- The Alleghany County Airport Authority is closer to kicking off the terminal replacement project at Pittsburgh International Airport, announcing it narrowed its design firm choices to four teams: AECOM; Corgan and Michael Baker; Gensler and HDR; and Luis Vidal + Architects/CannonDesign. Construction of the terminal is estimated at $784 million, and the projected completion date is 2023, according to the Pittsburgh Post-Gazette.
The authority is speeding up the pace of the airport's total $1.1 billion modernization project that includes a new building for ticketing, security and baggage claim. The authority board authorized spending $18.5 million to hire an architectural and engineering team to begin work on the plan.
- In addition, the airport could soon have a sensory room in its boarding terminal as well, the newspaper reported. The authority this week will consider design ideas for a "calming" room, which typically has special features like swings, special lighting and textured surfaces and can be a soothing preflight environment for passengers on the autism spectrum or those with other special needs. Pittsburgh International would be the third airport in the world to offer passengers such a feature.

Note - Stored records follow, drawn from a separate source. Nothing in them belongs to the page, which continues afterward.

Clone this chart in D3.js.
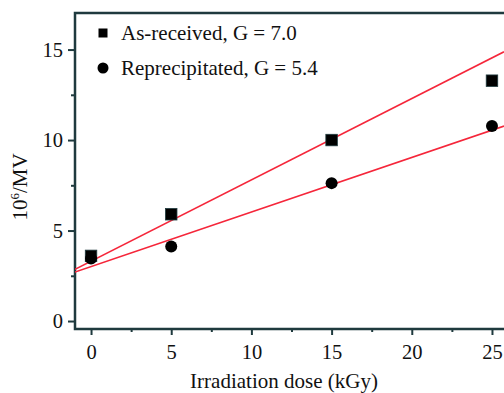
<!DOCTYPE html>
<html>
<head>
<meta charset="utf-8">
<script src="https://cdn.jsdelivr.net/npm/d3@7"></script>
<style>
  body { margin: 0; background: #fff; }
  svg text { font-family: "Liberation Serif", "DejaVu Serif", serif; fill: #111; }
</style>
</head>
<body>
<div id="chart"></div>
<script>
// data
var doses = [0, 5, 15, 25];
var asReceived = [3.6, 5.9, 10.0, 13.28];
var reprecipitated = [3.45, 4.12, 7.62, 10.77];
// fitted lines, as drawn (end points)
var fitAsReceived = [[-1, 2.86], [25.75, 14.88]];
var fitReprecipitated = [[-1, 2.71], [25.75, 10.77]];
var legendLabels = ["As-received, G = 7.0", "Reprecipitated, G = 5.4"];
var xTicks = [0, 5, 10, 15, 20, 25];
var xMinor = [2.5, 7.5, 12.5, 17.5, 22.5];
var yTicks = [0, 5, 10, 15];
var yMinor = [2.5, 7.5, 12.5];

var width = 504;
var height = 393;
var axisColor = "#1f3a3e";
var lineColor = "#f5263a";

var svg = d3.select("#chart")
            .append("svg")
            .attr("width", width)
            .attr("height", height);

var xScale = d3.scaleLinear()
                .domain([-1, 25.75])
                .range([75, 504]);

var yScale = d3.scaleLinear()
                .domain([-0.44, 17.02])
                .range([329, 13]);

// clip for plot area
svg.append("clipPath").attr("id", "plot")
   .append("rect")
   .attr("x", 75).attr("y", 13)
   .attr("width", 504 - 75).attr("height", 329 - 13);

// axes
function styleAxis(g) {
    g.select(".domain").remove();
    g.selectAll("line").attr("stroke", axisColor).attr("stroke-width", 2);
    g.selectAll("text").attr("font-size", 20.5).attr("font-family", "Liberation Serif").attr("fill", "#111");
}

var xAxis = d3.axisBottom(xScale).tickValues(xTicks).tickSize(6).tickPadding(9);
var xMinorAxis = d3.axisBottom(xScale).tickValues(xMinor).tickSize(3).tickFormat("");
var yAxis = d3.axisLeft(yScale).tickValues(yTicks).tickSize(7).tickPadding(5);
var yMinorAxis = d3.axisLeft(yScale).tickValues(yMinor).tickSize(4).tickFormat("");

svg.append("g").attr("transform", "translate(0,329)").call(xAxis).call(styleAxis);
svg.append("g").attr("transform", "translate(0,329)").call(xMinorAxis).call(styleAxis);
svg.append("g").attr("transform", "translate(75,0)").call(yAxis).call(styleAxis);
svg.append("g").attr("transform", "translate(75,0)").call(yMinorAxis).call(styleAxis);

// frame: left, bottom, top
svg.append("path")
   .attr("d", "M504,13H75V329H504")
   .attr("fill", "none")
   .attr("stroke", axisColor)
   .attr("stroke-width", 2.5);

// fit lines
var line = d3.line()
             .x(function(d){ return xScale(d[0]); })
             .y(function(d){ return yScale(d[1]); });

svg.selectAll(".fit")
   .data([fitAsReceived, fitReprecipitated])
   .enter()
   .append("path")
   .attr("class", "fit")
   .attr("clip-path", "url(#plot)")
   .attr("d", line)
   .attr("fill", "none")
   .attr("stroke", lineColor)
   .attr("stroke-width", 1.6);

// squares
var sq = 11.5;
svg.selectAll(".sq")
   .data(asReceived)
   .enter()
   .append("rect")
   .attr("x", function(d, i){ return xScale(doses[i]) - sq / 2; })
   .attr("y", function(d){ return yScale(d) - sq / 2; })
   .attr("width", sq).attr("height", sq)
   .attr("fill", "#000")
   .attr("stroke", axisColor).attr("stroke-width", 0.8);

// circles
svg.selectAll(".dot")
   .data(reprecipitated)
   .enter()
   .append("circle")
   .attr("cx", function(d, i){ return xScale(doses[i]); })
   .attr("cy", function(d){ return yScale(d); })
   .attr("r", 6)
   .attr("fill", "#000");

// legend
svg.append("rect")
   .attr("x", 98.5).attr("y", 28.5)
   .attr("width", 9).attr("height", 9)
   .attr("fill", "#000");
svg.append("circle")
   .attr("cx", 103).attr("cy", 68)
   .attr("r", 5.5)
   .attr("fill", "#000");

svg.selectAll(".leg")
   .data(legendLabels)
   .enter()
   .append("text")
   .attr("x", 121)
   .attr("y", function(d, i){ return 40 + i * 35; })
   .attr("font-size", 21)
   .text(function(d){ return d; });

// axis titles
svg.append("text")
   .attr("x", 284)
   .attr("y", 388)
   .attr("text-anchor", "middle")
   .attr("font-size", 21)
   .text("Irradiation dose (kGy)");

var yTitle = svg.append("text")
   .attr("transform", "translate(27,187) rotate(-90)")
   .attr("text-anchor", "middle")
   .attr("font-size", 21);
yTitle.append("tspan").text("10");
yTitle.append("tspan").attr("dy", -8).attr("font-size", 13).text("6");
yTitle.append("tspan").attr("dy", 8).text("/MV");

</script>
</body>
</html>
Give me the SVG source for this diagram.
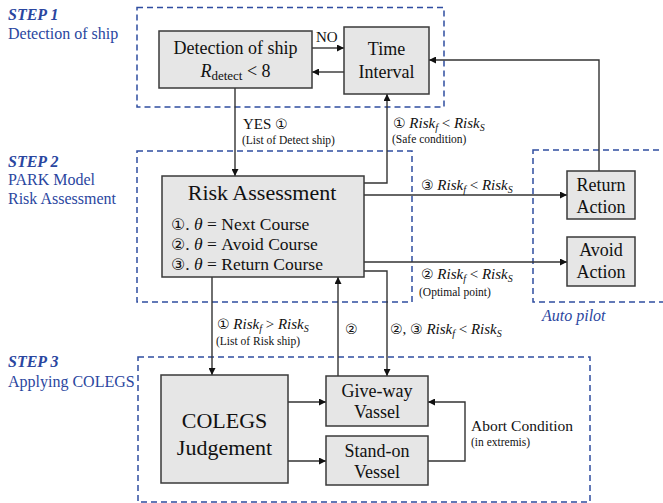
<svg xmlns="http://www.w3.org/2000/svg" width="663" height="503" viewBox="0 0 663 503">
<style>
  .zone{fill:none;stroke:#2f4da0;stroke-width:1.5;stroke-dasharray:6 4}
  .box{fill:#e6e6e6;stroke:#3a3a3a;stroke-width:1.5}
  .t{font-family:"Liberation Serif","Times New Roman",serif;fill:#111}
  .c{text-anchor:middle}
  .blue{font-family:"Liberation Serif","Times New Roman",serif;fill:#2a46a0;font-size:16px}
  .step{font-weight:bold;font-style:italic}
  .ln{fill:none;stroke:#333;stroke-width:1.4}
  .i{font-style:italic}
  .cd{font-family:"DejaVu Sans",sans-serif}
</style>
<defs>
  <marker id="ah" viewBox="0 0 10 10" refX="10" refY="5" markerWidth="7" markerHeight="7" markerUnits="userSpaceOnUse" orient="auto">
    <path d="M0,0 L10,5 L0,10 z" fill="#111"/>
  </marker>
</defs>
<rect width="663" height="503" fill="#fff"/>

<g id="zones">
  <rect class="zone" x="137" y="7.5" width="307" height="99.5"/>
  <rect class="zone" x="137" y="151" width="275" height="151"/>
  <rect class="zone" x="533" y="150" width="140" height="152"/>
  <rect class="zone" x="138" y="357" width="452" height="145"/>
</g>

<g id="step-labels">
  <text class="blue step" x="8" y="20">STEP 1</text>
  <text class="blue" x="8" y="39">Detection of ship</text>
  <text class="blue step" x="8" y="167">STEP 2</text>
  <text class="blue" x="8" y="185">PARK Model</text>
  <text class="blue" x="8" y="204">Risk Assessment</text>
  <text class="blue step" x="8" y="367">STEP 3</text>
  <text class="blue" x="8" y="387">Applying COLEGS</text>
  <text class="blue i" x="542" y="321" font-size="15">Auto pilot</text>
</g>

<g id="connectors">
  <line class="ln" x1="312" y1="48" x2="344" y2="48" marker-end="url(#ah)"/>
  <line class="ln" x1="344" y1="72" x2="312" y2="72" marker-end="url(#ah)"/>
  <polyline class="ln" points="599,171 599,60 429,60" marker-end="url(#ah)"/>
  <line class="ln" x1="235" y1="88" x2="235" y2="176" marker-end="url(#ah)"/>
  <polyline class="ln" points="364,183 387,183 387,94" marker-end="url(#ah)"/>
  <line class="ln" x1="364" y1="195" x2="567" y2="195" marker-end="url(#ah)"/>
  <line class="ln" x1="364" y1="262" x2="567" y2="262" marker-end="url(#ah)"/>
  <polyline class="ln" points="364,271 387,271 387,376" marker-end="url(#ah)"/>
  <line class="ln" x1="212" y1="277" x2="212" y2="375" marker-end="url(#ah)"/>
  <line class="ln" x1="338" y1="376" x2="338" y2="277" marker-end="url(#ah)"/>
  <line class="ln" x1="288" y1="402" x2="326" y2="402" marker-end="url(#ah)"/>
  <line class="ln" x1="288" y1="461" x2="326" y2="461" marker-end="url(#ah)"/>
  <polyline class="ln" points="428,461 465,461 465,402 428,402" marker-end="url(#ah)"/>
</g>

<g id="connector-labels">
  <text class="t" x="316" y="42" font-size="15">NO</text>
  <text class="t" x="243" y="129" font-size="15">YES <tspan class="cd" font-size="14">①</tspan></text>
  <text class="t" x="242" y="144" font-size="11.5">(List of Detect ship)</text>
  <text class="t" x="393" y="128" font-size="15"><tspan class="cd" font-size="14">①</tspan> <tspan class="i">Risk</tspan><tspan class="i" font-size="10" dy="3">f</tspan><tspan dy="-3"> &lt; </tspan><tspan class="i">Risk</tspan><tspan class="i" font-size="10" dy="3">S</tspan></text>
  <text class="t" x="392" y="143" font-size="11.5">(Safe condition)</text>
  <text class="t" x="421" y="190" font-size="15"><tspan class="cd" font-size="14">③</tspan> <tspan class="i">Risk</tspan><tspan class="i" font-size="10" dy="3">f</tspan><tspan dy="-3"> &lt; </tspan><tspan class="i">Risk</tspan><tspan class="i" font-size="10" dy="3">S</tspan></text>
  <text class="t" x="421" y="279" font-size="15"><tspan class="cd" font-size="14">②</tspan> <tspan class="i">Risk</tspan><tspan class="i" font-size="10" dy="3">f</tspan><tspan dy="-3"> &lt; </tspan><tspan class="i">Risk</tspan><tspan class="i" font-size="10" dy="3">S</tspan></text>
  <text class="t" x="419" y="296" font-size="11.5">(Optimal point)</text>
  <text class="t" x="217" y="329" font-size="15"><tspan class="cd" font-size="14">①</tspan> <tspan class="i">Risk</tspan><tspan class="i" font-size="10" dy="3">f</tspan><tspan dy="-3"> &gt; </tspan><tspan class="i">Risk</tspan><tspan class="i" font-size="10" dy="3">S</tspan></text>
  <text class="t" x="216" y="345" font-size="11.5">(List of Risk ship)</text>
  <text class="t cd" x="345" y="334" font-size="14">②</text>
  <text class="t" x="390" y="334" font-size="15"><tspan class="cd" font-size="14">②</tspan>, <tspan class="cd" font-size="14">③</tspan> <tspan class="i">Risk</tspan><tspan class="i" font-size="10" dy="3">f</tspan><tspan dy="-3"> &lt; </tspan><tspan class="i">Risk</tspan><tspan class="i" font-size="10" dy="3">S</tspan></text>
  <text class="t" x="471" y="431" font-size="15.5">Abort Condition</text>
  <text class="t" x="471" y="446" font-size="11.5">(in extremis)</text>
</g>

<g id="detection">
  <rect class="box" x="159" y="31" width="153" height="57"/>
  <text class="t c" x="235.5" y="54" font-size="18">Detection of ship</text>
  <text class="t c" x="235.5" y="77" font-size="18"><tspan class="i">R</tspan><tspan font-size="13" dy="3">detect</tspan><tspan dy="-3"> &lt; 8</tspan></text>
</g>

<g id="time-interval">
  <rect class="box" x="344" y="27" width="85" height="67"/>
  <text class="t c" x="386.5" y="55" font-size="18">Time</text>
  <text class="t c" x="386.5" y="78" font-size="18">Interval</text>
</g>

<g id="risk-assessment">
  <rect class="box" x="162" y="176" width="202" height="101"/>
  <text class="t c" x="262" y="200" font-size="22">Risk Assessment</text>
  <text class="t" x="171" y="230" font-size="17.5"><tspan class="cd" font-size="16">①</tspan>. <tspan class="i">θ</tspan> = Next Course</text>
  <text class="t" x="171" y="250" font-size="17.5"><tspan class="cd" font-size="16">②</tspan>. <tspan class="i">θ</tspan> = Avoid Course</text>
  <text class="t" x="171" y="270" font-size="17.5"><tspan class="cd" font-size="16">③</tspan>. <tspan class="i">θ</tspan> = Return Course</text>
</g>

<g id="return-action">
  <rect class="box" x="567" y="171" width="68" height="48"/>
  <text class="t c" x="601" y="191" font-size="18">Return</text>
  <text class="t c" x="601" y="213" font-size="18">Action</text>
</g>

<g id="avoid-action">
  <rect class="box" x="567" y="237" width="68" height="49"/>
  <text class="t c" x="601" y="256" font-size="18">Avoid</text>
  <text class="t c" x="601" y="278" font-size="18">Action</text>
</g>

<g id="colegs">
  <rect class="box" x="161" y="375" width="127" height="108"/>
  <text class="t c" x="224.5" y="428" font-size="22">COLEGS</text>
  <text class="t c" x="224.5" y="455" font-size="22">Judgement</text>
</g>

<g id="give-way">
  <rect class="box" x="326" y="376" width="102" height="50"/>
  <text class="t c" x="377" y="397" font-size="18">Give-way</text>
  <text class="t c" x="377" y="418" font-size="18">Vassel</text>
</g>

<g id="stand-on">
  <rect class="box" x="326" y="436" width="102" height="49"/>
  <text class="t c" x="377" y="457" font-size="18">Stand-on</text>
  <text class="t c" x="377" y="478" font-size="18">Vessel</text>
</g>
</svg>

Not only are airport officials all over the world beginning to design for those on the spectrum, but dementia and visual impairments are also being taken into consideration.
Shannon Airport in Ireland was the first to offer a dedicated space to calm those with conditions like autism and dementia before a flight, and several airports in the U.S., including Minneapolis-St. Paul International, offer smart glasses to low-vision passengers in order to help them navigate their way through the facility and provide them with flight information and other assistance, according to Airport Technology.

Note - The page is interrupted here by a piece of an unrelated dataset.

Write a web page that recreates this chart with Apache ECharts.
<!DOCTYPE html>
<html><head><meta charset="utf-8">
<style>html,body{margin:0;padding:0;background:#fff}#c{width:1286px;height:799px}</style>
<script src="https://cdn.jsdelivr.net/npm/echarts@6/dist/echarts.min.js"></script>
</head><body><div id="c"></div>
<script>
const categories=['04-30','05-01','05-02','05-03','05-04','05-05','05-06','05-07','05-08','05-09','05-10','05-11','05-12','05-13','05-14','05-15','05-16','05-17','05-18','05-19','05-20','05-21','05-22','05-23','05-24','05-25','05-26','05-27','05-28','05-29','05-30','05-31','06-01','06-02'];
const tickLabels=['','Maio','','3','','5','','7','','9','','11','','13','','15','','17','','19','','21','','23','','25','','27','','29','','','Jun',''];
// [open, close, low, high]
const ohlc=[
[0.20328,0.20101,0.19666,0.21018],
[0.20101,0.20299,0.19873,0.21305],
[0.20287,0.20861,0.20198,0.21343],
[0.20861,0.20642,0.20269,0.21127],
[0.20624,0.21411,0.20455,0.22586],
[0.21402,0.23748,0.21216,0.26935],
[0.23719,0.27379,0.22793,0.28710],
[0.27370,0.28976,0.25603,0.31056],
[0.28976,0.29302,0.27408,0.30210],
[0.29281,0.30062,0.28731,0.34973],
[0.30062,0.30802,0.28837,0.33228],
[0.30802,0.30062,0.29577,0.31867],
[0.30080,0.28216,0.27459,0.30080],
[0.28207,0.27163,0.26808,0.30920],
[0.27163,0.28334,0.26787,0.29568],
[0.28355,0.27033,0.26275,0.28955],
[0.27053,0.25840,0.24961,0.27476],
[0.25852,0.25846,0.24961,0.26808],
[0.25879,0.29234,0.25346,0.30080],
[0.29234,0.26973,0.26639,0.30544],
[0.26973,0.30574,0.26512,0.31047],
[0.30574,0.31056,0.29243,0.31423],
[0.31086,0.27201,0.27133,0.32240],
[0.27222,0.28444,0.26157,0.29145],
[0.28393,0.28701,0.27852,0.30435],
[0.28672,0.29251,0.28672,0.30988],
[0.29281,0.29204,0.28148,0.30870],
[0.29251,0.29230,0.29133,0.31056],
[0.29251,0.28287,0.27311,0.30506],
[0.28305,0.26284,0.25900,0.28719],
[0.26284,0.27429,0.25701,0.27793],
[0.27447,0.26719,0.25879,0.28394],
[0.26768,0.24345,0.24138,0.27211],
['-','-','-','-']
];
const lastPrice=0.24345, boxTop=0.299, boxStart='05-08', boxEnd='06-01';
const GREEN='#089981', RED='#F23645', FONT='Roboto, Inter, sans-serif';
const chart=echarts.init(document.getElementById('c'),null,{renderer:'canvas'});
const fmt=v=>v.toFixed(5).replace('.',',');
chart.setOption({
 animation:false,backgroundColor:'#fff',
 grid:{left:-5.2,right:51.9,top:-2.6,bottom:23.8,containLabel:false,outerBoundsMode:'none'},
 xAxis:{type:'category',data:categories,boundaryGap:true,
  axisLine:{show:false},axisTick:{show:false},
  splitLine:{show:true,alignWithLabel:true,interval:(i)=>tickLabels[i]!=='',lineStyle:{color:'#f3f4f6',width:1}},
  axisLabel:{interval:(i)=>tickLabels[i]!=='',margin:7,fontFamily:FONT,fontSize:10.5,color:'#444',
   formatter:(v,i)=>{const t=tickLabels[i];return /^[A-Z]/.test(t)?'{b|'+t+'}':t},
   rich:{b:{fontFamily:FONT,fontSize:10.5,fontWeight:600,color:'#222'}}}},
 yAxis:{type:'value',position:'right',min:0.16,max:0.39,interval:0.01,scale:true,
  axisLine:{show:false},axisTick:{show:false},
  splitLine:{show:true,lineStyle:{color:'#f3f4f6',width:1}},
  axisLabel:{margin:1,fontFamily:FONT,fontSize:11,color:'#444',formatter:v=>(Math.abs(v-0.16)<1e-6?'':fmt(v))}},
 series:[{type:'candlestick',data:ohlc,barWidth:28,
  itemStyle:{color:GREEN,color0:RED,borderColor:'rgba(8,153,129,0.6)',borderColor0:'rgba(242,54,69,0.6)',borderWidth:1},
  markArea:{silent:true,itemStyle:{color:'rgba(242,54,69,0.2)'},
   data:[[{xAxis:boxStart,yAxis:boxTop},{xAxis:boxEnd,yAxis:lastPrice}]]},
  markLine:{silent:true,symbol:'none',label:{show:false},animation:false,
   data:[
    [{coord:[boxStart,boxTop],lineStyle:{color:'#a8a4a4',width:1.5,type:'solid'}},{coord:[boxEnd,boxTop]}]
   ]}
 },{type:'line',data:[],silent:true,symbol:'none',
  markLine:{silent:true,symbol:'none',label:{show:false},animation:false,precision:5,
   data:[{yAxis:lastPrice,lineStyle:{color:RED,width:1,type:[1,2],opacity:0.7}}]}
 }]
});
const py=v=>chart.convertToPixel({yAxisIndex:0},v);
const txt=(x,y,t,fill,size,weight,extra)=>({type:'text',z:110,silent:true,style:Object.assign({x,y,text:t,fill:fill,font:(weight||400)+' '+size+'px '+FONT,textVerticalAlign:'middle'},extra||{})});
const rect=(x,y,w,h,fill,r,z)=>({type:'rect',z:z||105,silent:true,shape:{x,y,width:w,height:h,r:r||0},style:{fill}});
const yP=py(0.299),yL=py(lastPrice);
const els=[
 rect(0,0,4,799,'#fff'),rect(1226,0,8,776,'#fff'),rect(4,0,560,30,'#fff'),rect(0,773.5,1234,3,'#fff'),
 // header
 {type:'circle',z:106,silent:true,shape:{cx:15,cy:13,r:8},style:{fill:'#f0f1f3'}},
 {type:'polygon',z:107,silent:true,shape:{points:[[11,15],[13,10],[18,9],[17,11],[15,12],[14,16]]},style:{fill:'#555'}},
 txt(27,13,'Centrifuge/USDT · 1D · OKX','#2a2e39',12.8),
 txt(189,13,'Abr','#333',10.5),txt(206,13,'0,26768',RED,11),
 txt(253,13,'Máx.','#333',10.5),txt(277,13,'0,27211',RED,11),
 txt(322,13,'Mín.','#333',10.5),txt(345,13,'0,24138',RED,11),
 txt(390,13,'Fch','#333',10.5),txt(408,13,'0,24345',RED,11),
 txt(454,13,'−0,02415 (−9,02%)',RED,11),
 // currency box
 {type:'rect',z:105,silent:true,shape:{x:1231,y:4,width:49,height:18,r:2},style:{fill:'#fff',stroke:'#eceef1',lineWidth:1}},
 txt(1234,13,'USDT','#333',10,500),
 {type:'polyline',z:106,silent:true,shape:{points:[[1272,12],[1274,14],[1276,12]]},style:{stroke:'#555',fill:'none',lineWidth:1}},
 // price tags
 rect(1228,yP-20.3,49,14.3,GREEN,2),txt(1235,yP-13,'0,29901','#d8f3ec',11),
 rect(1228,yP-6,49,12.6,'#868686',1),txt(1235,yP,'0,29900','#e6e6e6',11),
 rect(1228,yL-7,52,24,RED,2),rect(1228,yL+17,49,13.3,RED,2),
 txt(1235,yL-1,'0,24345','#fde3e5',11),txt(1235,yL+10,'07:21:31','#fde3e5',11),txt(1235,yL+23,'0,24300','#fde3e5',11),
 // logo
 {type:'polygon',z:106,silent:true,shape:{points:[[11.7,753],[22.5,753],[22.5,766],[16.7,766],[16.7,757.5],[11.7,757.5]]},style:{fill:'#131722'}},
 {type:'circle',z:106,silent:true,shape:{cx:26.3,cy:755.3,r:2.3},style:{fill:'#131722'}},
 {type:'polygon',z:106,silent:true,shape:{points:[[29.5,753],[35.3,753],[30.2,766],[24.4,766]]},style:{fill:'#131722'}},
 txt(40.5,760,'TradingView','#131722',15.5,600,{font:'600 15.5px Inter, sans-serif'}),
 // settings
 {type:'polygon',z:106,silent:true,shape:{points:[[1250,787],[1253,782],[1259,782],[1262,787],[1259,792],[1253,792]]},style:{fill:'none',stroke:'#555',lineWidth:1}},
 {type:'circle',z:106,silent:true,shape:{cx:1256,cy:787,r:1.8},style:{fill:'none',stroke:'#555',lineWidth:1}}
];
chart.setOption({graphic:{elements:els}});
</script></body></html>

For the most part, however, airports are focused on creating new spaces that will allow them to handle passengers in more efficient ways, with contractors benefiting from projects that create demand for renovation and new construction.
The governor of Hawaii announced in February that Honolulu International Airport would get a new 800,000-square-foot, $1.1 billion concourse to replace one that has been in operation for 50 years. The 10-year undertaking will include up to 14 larger gates, an extra international arrival point with customs and border protection facilities and a new security checkpoint. The project could also include a new commuter terminal.
Like the revamp in Honolulu, airport construction projects can cost billions, and some facilities are too cash-strapped to fund them independently. For instance, the planned expansion of Chicago's O'Hare International Airport is expected to cost $8.5 billion. So some in the industry were disappointed when Congress, as part of the $1.23 trillion spending bill, failed to eliminate or raise the cap on the Passenger Facility Charge (PFC), which now sits at $4.50 per flight. Airports often use this fee to help finance their capital programs and their officials have been lobbying against the limit.